## PROBLEM TO SOLVE
Retype the data that follows line by line, exactly, and leave its pictures out.

## INFORMATION SHOWN
+ + +
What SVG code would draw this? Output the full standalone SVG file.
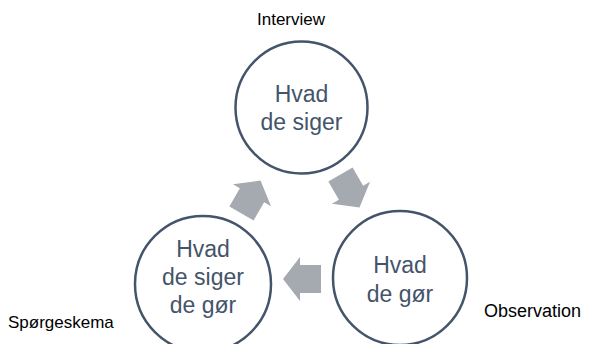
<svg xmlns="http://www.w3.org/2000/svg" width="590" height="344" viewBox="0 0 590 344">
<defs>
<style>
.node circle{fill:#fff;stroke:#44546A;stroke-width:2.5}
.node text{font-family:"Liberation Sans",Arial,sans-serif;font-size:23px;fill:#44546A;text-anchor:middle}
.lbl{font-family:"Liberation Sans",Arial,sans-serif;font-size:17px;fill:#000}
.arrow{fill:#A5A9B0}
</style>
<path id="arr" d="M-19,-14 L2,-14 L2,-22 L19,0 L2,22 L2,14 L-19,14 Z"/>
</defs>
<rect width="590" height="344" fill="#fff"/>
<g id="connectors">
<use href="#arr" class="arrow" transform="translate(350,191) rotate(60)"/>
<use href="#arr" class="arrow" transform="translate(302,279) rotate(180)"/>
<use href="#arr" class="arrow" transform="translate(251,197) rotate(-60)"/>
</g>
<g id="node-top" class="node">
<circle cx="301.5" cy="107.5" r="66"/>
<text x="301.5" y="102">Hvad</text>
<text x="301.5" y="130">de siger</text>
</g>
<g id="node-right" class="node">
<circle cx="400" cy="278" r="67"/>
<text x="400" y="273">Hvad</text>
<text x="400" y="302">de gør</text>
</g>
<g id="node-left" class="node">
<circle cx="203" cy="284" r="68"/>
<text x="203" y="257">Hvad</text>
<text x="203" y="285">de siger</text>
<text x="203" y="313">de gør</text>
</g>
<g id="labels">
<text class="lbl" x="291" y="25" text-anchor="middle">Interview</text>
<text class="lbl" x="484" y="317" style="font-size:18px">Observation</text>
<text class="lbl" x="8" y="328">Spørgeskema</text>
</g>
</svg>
+ + +
## WORKED ANSWER
What SVG code would draw this? Output the full standalone SVG file.
<svg xmlns="http://www.w3.org/2000/svg" width="590" height="344" viewBox="0 0 590 344">
<defs>
<style>
.node circle{fill:#fff;stroke:#44546A;stroke-width:2.5}
.node text{font-family:"Liberation Sans",Arial,sans-serif;font-size:23px;fill:#44546A;text-anchor:middle}
.lbl{font-family:"Liberation Sans",Arial,sans-serif;font-size:17px;fill:#000}
.arrow{fill:#A5A9B0}
</style>
<path id="arr" d="M-19,-14 L2,-14 L2,-22 L19,0 L2,22 L2,14 L-19,14 Z"/>
</defs>
<rect width="590" height="344" fill="#fff"/>
<g id="connectors">
<use href="#arr" class="arrow" transform="translate(350,191) rotate(60)"/>
<use href="#arr" class="arrow" transform="translate(302,279) rotate(180)"/>
<use href="#arr" class="arrow" transform="translate(251,197) rotate(-60)"/>
</g>
<g id="node-top" class="node">
<circle cx="301.5" cy="107.5" r="66"/>
<text x="301.5" y="102">Hvad</text>
<text x="301.5" y="130">de siger</text>
</g>
<g id="node-right" class="node">
<circle cx="400" cy="278" r="67"/>
<text x="400" y="273">Hvad</text>
<text x="400" y="302">de gør</text>
</g>
<g id="node-left" class="node">
<circle cx="203" cy="284" r="68"/>
<text x="203" y="257">Hvad</text>
<text x="203" y="285">de siger</text>
<text x="203" y="313">de gør</text>
</g>
<g id="labels">
<text class="lbl" x="291" y="25" text-anchor="middle">Interview</text>
<text class="lbl" x="484" y="317" style="font-size:18px">Observation</text>
<text class="lbl" x="8" y="328">Spørgeskema</text>
</g>
</svg>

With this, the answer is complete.